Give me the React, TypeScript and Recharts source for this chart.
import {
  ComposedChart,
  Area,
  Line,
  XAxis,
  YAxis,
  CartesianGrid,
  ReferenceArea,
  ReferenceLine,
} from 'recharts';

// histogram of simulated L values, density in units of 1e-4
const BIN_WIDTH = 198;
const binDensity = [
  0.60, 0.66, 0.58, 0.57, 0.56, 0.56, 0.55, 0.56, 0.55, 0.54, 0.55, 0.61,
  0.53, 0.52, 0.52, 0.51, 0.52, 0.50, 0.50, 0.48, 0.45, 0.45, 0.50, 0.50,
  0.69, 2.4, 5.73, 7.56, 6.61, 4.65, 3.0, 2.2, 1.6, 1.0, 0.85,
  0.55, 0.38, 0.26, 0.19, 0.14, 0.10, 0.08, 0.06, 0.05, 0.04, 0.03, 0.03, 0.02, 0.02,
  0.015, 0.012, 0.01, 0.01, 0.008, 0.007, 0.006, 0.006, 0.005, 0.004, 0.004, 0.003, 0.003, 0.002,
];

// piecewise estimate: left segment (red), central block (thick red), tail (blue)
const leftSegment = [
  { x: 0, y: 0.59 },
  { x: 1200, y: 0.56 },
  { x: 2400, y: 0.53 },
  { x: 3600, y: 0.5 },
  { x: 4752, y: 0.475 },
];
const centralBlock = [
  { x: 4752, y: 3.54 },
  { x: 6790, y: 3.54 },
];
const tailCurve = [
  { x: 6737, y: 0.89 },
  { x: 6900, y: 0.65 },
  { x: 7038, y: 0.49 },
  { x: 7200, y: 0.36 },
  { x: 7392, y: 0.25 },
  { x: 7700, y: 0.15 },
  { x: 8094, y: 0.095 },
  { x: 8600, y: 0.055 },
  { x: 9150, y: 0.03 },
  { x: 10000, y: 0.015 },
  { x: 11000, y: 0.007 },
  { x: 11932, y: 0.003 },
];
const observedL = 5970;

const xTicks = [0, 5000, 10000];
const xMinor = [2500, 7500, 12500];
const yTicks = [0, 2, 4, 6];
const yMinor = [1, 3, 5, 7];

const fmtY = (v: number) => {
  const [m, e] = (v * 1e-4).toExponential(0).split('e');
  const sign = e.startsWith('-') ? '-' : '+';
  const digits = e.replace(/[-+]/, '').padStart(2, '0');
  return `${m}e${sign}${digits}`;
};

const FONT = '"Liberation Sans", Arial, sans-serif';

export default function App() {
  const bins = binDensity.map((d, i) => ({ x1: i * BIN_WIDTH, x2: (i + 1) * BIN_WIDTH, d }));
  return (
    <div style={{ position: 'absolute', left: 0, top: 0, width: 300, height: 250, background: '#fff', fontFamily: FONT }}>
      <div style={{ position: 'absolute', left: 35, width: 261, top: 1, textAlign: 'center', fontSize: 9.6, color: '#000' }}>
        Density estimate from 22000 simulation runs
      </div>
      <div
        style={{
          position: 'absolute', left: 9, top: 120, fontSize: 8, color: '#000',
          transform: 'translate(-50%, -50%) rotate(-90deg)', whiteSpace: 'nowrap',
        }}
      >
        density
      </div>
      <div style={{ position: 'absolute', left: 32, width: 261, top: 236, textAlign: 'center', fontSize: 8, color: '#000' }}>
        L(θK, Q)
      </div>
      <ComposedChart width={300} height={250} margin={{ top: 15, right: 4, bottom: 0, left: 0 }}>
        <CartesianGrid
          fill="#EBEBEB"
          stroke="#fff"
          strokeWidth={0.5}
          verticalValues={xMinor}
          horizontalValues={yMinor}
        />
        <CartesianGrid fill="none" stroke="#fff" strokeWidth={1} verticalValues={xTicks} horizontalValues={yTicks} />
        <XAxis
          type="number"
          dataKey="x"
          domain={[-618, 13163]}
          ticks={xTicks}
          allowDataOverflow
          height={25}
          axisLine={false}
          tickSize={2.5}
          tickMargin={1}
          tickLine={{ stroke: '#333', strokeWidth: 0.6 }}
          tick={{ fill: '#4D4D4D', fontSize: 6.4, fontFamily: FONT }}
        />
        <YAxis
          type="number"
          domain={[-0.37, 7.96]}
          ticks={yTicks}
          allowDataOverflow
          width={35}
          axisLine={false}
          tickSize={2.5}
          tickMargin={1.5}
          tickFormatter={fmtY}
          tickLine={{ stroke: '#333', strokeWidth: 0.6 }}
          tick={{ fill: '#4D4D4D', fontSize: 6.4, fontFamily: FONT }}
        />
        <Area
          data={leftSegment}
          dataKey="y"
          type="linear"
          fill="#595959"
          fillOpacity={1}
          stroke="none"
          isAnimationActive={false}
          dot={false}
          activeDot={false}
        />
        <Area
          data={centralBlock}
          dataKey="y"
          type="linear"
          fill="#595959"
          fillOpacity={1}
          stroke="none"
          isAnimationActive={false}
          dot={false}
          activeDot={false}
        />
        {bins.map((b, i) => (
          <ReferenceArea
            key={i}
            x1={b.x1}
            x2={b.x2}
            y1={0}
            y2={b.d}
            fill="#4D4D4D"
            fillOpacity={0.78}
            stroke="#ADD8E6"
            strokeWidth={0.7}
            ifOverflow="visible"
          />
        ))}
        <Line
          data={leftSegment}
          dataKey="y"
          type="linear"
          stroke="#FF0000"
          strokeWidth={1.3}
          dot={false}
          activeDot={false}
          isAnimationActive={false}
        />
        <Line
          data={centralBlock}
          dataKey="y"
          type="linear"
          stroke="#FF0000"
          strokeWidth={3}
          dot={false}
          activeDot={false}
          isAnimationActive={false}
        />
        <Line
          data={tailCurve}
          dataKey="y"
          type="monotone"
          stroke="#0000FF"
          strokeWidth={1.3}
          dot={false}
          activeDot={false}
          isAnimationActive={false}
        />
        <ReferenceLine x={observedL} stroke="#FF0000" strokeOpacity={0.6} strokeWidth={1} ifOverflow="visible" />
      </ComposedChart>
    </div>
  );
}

════

## SHORT TASK
Extract the whole listing, character for character.

## WORKED ANSWER
Give me the React, TypeScript and Recharts source for this chart.
import {
  ComposedChart,
  Area,
  Line,
  XAxis,
  YAxis,
  CartesianGrid,
  ReferenceArea,
  ReferenceLine,
} from 'recharts';

// histogram of simulated L values, density in units of 1e-4
const BIN_WIDTH = 198;
const binDensity = [
  0.60, 0.66, 0.58, 0.57, 0.56, 0.56, 0.55, 0.56, 0.55, 0.54, 0.55, 0.61,
  0.53, 0.52, 0.52, 0.51, 0.52, 0.50, 0.50, 0.48, 0.45, 0.45, 0.50, 0.50,
  0.69, 2.4, 5.73, 7.56, 6.61, 4.65, 3.0, 2.2, 1.6, 1.0, 0.85,
  0.55, 0.38, 0.26, 0.19, 0.14, 0.10, 0.08, 0.06, 0.05, 0.04, 0.03, 0.03, 0.02, 0.02,
  0.015, 0.012, 0.01, 0.01, 0.008, 0.007, 0.006, 0.006, 0.005, 0.004, 0.004, 0.003, 0.003, 0.002,
];

// piecewise estimate: left segment (red), central block (thick red), tail (blue)
const leftSegment = [
  { x: 0, y: 0.59 },
  { x: 1200, y: 0.56 },
  { x: 2400, y: 0.53 },
  { x: 3600, y: 0.5 },
  { x: 4752, y: 0.475 },
];
const centralBlock = [
  { x: 4752, y: 3.54 },
  { x: 6790, y: 3.54 },
];
const tailCurve = [
  { x: 6737, y: 0.89 },
  { x: 6900, y: 0.65 },
  { x: 7038, y: 0.49 },
  { x: 7200, y: 0.36 },
  { x: 7392, y: 0.25 },
  { x: 7700, y: 0.15 },
  { x: 8094, y: 0.095 },
  { x: 8600, y: 0.055 },
  { x: 9150, y: 0.03 },
  { x: 10000, y: 0.015 },
  { x: 11000, y: 0.007 },
  { x: 11932, y: 0.003 },
];
const observedL = 5970;

const xTicks = [0, 5000, 10000];
const xMinor = [2500, 7500, 12500];
const yTicks = [0, 2, 4, 6];
const yMinor = [1, 3, 5, 7];

const fmtY = (v: number) => {
  const [m, e] = (v * 1e-4).toExponential(0).split('e');
  const sign = e.startsWith('-') ? '-' : '+';
  const digits = e.replace(/[-+]/, '').padStart(2, '0');
  return `${m}e${sign}${digits}`;
};

const FONT = '"Liberation Sans", Arial, sans-serif';

export default function App() {
  const bins = binDensity.map((d, i) => ({ x1: i * BIN_WIDTH, x2: (i + 1) * BIN_WIDTH, d }));
  return (
    <div style={{ position: 'absolute', left: 0, top: 0, width: 300, height: 250, background: '#fff', fontFamily: FONT }}>
      <div style={{ position: 'absolute', left: 35, width: 261, top: 1, textAlign: 'center', fontSize: 9.6, color: '#000' }}>
        Density estimate from 22000 simulation runs
      </div>
      <div
        style={{
          position: 'absolute', left: 9, top: 120, fontSize: 8, color: '#000',
          transform: 'translate(-50%, -50%) rotate(-90deg)', whiteSpace: 'nowrap',
        }}
      >
        density
      </div>
      <div style={{ position: 'absolute', left: 32, width: 261, top: 236, textAlign: 'center', fontSize: 8, color: '#000' }}>
        L(θK, Q)
      </div>
      <ComposedChart width={300} height={250} margin={{ top: 15, right: 4, bottom: 0, left: 0 }}>
        <CartesianGrid
          fill="#EBEBEB"
          stroke="#fff"
          strokeWidth={0.5}
          verticalValues={xMinor}
          horizontalValues={yMinor}
        />
        <CartesianGrid fill="none" stroke="#fff" strokeWidth={1} verticalValues={xTicks} horizontalValues={yTicks} />
        <XAxis
          type="number"
          dataKey="x"
          domain={[-618, 13163]}
          ticks={xTicks}
          allowDataOverflow
          height={25}
          axisLine={false}
          tickSize={2.5}
          tickMargin={1}
          tickLine={{ stroke: '#333', strokeWidth: 0.6 }}
          tick={{ fill: '#4D4D4D', fontSize: 6.4, fontFamily: FONT }}
        />
        <YAxis
          type="number"
          domain={[-0.37, 7.96]}
          ticks={yTicks}
          allowDataOverflow
          width={35}
          axisLine={false}
          tickSize={2.5}
          tickMargin={1.5}
          tickFormatter={fmtY}
          tickLine={{ stroke: '#333', strokeWidth: 0.6 }}
          tick={{ fill: '#4D4D4D', fontSize: 6.4, fontFamily: FONT }}
        />
        <Area
          data={leftSegment}
          dataKey="y"
          type="linear"
          fill="#595959"
          fillOpacity={1}
          stroke="none"
          isAnimationActive={false}
          dot={false}
          activeDot={false}
        />
        <Area
          data={centralBlock}
          dataKey="y"
          type="linear"
          fill="#595959"
          fillOpacity={1}
          stroke="none"
          isAnimationActive={false}
          dot={false}
          activeDot={false}
        />
        {bins.map((b, i) => (
          <ReferenceArea
            key={i}
            x1={b.x1}
            x2={b.x2}
            y1={0}
            y2={b.d}
            fill="#4D4D4D"
            fillOpacity={0.78}
            stroke="#ADD8E6"
            strokeWidth={0.7}
            ifOverflow="visible"
          />
        ))}
        <Line
          data={leftSegment}
          dataKey="y"
          type="linear"
          stroke="#FF0000"
          strokeWidth={1.3}
          dot={false}
          activeDot={false}
          isAnimationActive={false}
        />
        <Line
          data={centralBlock}
          dataKey="y"
          type="linear"
          stroke="#FF0000"
          strokeWidth={3}
          dot={false}
          activeDot={false}
          isAnimationActive={false}
        />
        <Line
          data={tailCurve}
          dataKey="y"
          type="monotone"
          stroke="#0000FF"
          strokeWidth={1.3}
          dot={false}
          activeDot={false}
          isAnimationActive={false}
        />
        <ReferenceLine x={observedL} stroke="#FF0000" strokeOpacity={0.6} strokeWidth={1} ifOverflow="visible" />
      </ComposedChart>
    </div>
  );
}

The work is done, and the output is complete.